Systems: The Purpose of a System is What It Does
When trying to understand systems, one really eye-opening and fundamental insight is to realize that the machine is never broken. What I mean by this is, when observing the outcomes of a particular system or institution, it’s very useful to start from the assumption that the outputs or impacts of that system are precisely what it was designed to do — whether we find those results to be good, bad or mixed.
The most effective and broadly-understand articulation of this idea is the phrase, “the purpose of a system is what it does”, often abbreviated as POSIWID. The term comes to us from the field of cybernetics, and the work of Stafford Beer, but this is one of those wonderful areas where you really don’t have to read a lot of theory or study a lot of the literature to immediately get value out of the concept. (Though if you have time, do dig into the decades of research here; you'll enjoy it!)
A potential negative aspect of understanding that the purpose of a system is what it does, is that we are then burdened with the horrible but hopefully galvanizing knowledge of this reality. For example, when our carceral system causes innocent people to be held in torturous or even deadly conditions because they could not afford bail, we must understand that this is the system working correctly. It is doing the thing it is designed to do. When we shout about the effect that this system is having, we are not filing a bug report, we are giving a systems update, and in fact we are reporting back to those with agency over the system that it is working properly.
Sit with it for a minute. If this makes you angry or uncomfortable, or repulses you, then you are understanding the concept correctly.
Through this lens, we can understand a lot about the world, and how we can be more effective in it. If we accept that the machine is never broken (except in the case of the McDonald’s ice cream machine), then we can recognize that driving change requires us to make the machine want something else. If the purpose of a system is what it does, and we don’t like what it does, then we have to change the system. And we change the system by making everyone involved, especially those in authority, feel urgency about changing the real-world impacts that a system has.
In my own life, I’ve found the greatest reluctance to embrace this idea, and strongest rejection of its obvious truth, comes from the politically moderate, centrist-leaning suburban folks that I grew up around and spent the first decades of my life amongst. Being from that context, I would probably still reject this idea if I hadn’t radically shifted how and where I live, so I have a lot of empathy for those who don’t want to engage with such a challenging concept. But it’s vital that we all do so.
Part of the reason I’m insistent about the POSIWID idea is because it’s a prerequisite for optimism that actually has impact. Mindless optimism says, “this system is supposed to have a good output, therefore if we support it hard enough, it’ll do the right thing.” But this results in people doubling down on investing in broken institutions, and organizations selecting leaders who become defensive and reactive to any challenge to the institution. These are systems organized around perpetuating themselves, rather than around any identifiable principle or goal. And you have to start with the principle.

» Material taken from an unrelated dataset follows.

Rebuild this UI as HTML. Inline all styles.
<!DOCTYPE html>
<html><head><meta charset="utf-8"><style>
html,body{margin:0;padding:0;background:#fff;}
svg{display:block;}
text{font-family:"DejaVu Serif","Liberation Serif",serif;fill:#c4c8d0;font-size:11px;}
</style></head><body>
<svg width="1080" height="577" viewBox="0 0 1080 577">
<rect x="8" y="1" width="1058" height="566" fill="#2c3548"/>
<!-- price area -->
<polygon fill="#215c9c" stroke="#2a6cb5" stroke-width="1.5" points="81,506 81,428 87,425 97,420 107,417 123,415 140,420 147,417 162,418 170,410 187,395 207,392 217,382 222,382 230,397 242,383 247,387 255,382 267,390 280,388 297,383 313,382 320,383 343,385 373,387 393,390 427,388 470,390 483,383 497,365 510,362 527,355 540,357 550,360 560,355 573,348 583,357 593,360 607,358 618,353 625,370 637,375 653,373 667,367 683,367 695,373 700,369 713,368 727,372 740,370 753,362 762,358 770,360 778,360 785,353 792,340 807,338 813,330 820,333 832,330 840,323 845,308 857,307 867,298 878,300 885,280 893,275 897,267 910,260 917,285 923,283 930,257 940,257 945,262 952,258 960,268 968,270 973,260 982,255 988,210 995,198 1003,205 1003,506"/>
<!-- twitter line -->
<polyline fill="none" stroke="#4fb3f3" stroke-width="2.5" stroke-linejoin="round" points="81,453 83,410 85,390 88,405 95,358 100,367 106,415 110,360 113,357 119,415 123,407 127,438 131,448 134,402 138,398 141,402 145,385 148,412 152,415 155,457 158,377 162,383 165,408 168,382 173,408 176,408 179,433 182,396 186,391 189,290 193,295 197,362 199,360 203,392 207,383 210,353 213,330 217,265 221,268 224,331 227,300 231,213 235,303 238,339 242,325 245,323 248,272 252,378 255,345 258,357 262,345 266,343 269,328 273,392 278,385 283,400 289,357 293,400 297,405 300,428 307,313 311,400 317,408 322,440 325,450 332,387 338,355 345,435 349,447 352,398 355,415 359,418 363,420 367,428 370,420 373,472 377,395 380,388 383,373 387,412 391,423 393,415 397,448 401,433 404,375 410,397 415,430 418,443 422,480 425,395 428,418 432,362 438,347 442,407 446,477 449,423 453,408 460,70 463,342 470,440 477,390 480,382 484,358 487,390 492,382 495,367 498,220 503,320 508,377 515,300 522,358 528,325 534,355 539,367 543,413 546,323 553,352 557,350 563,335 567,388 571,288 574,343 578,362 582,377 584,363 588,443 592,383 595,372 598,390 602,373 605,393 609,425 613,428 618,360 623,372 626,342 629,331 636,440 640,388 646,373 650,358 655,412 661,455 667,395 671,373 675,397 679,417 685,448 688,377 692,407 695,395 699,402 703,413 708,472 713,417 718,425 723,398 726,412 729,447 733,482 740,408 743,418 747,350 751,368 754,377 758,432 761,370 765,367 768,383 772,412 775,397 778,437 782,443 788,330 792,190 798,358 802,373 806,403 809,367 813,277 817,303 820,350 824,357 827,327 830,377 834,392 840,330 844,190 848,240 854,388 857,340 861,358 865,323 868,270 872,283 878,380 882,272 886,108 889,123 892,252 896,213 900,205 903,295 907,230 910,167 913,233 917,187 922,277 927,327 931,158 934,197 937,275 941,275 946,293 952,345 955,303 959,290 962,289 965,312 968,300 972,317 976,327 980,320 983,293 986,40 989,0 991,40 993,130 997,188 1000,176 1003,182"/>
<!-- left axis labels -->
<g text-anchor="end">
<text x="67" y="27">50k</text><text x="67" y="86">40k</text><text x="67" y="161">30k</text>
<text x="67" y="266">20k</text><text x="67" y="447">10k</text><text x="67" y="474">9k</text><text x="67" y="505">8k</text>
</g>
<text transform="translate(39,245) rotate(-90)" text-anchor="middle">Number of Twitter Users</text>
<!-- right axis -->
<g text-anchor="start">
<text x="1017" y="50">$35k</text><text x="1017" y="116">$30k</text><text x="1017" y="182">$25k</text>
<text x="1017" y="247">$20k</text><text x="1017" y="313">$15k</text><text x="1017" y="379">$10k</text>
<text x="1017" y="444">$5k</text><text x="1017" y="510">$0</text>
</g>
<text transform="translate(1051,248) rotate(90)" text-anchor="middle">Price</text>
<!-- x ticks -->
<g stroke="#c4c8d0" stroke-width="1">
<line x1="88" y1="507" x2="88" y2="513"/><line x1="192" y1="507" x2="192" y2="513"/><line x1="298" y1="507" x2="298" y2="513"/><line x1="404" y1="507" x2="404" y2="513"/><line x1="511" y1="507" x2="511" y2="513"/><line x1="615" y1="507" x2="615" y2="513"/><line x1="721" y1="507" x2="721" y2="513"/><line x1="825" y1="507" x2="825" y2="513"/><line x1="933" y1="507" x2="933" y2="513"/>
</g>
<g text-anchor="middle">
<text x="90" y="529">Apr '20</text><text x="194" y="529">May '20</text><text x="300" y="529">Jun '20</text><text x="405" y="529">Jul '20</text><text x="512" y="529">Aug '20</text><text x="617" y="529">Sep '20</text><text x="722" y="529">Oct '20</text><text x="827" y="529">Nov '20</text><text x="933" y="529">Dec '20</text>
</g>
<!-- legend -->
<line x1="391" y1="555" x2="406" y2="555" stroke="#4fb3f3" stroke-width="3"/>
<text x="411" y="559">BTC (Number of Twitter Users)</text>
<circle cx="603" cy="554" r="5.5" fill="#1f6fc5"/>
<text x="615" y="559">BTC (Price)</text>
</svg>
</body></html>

We can be more effective when we fall in love with judging systems and institutions by the actual, real-world lived results and impacts that they have, especially the impact they have on the most vulnerable. Sometimes the stated values or purpose of a person or organization are useful in terms of judging what they have intended to do, but intent never matters nearly as much as impact, so we have to treat the actual outputs of that person or system as the ultimate truth when we assess them.
The next step, then, is to reflect on the systems around us now that we are cursed with the horrible truth that all of them are working correctly. Ask yourself, how do you get the power to change the system so that it wants something else, so that it can only inevitably do the right thing? Is there a reasonable path to that power? Or does that system need to be dismantled, so that it can be replaced by a system whose purpose is to do the right thing?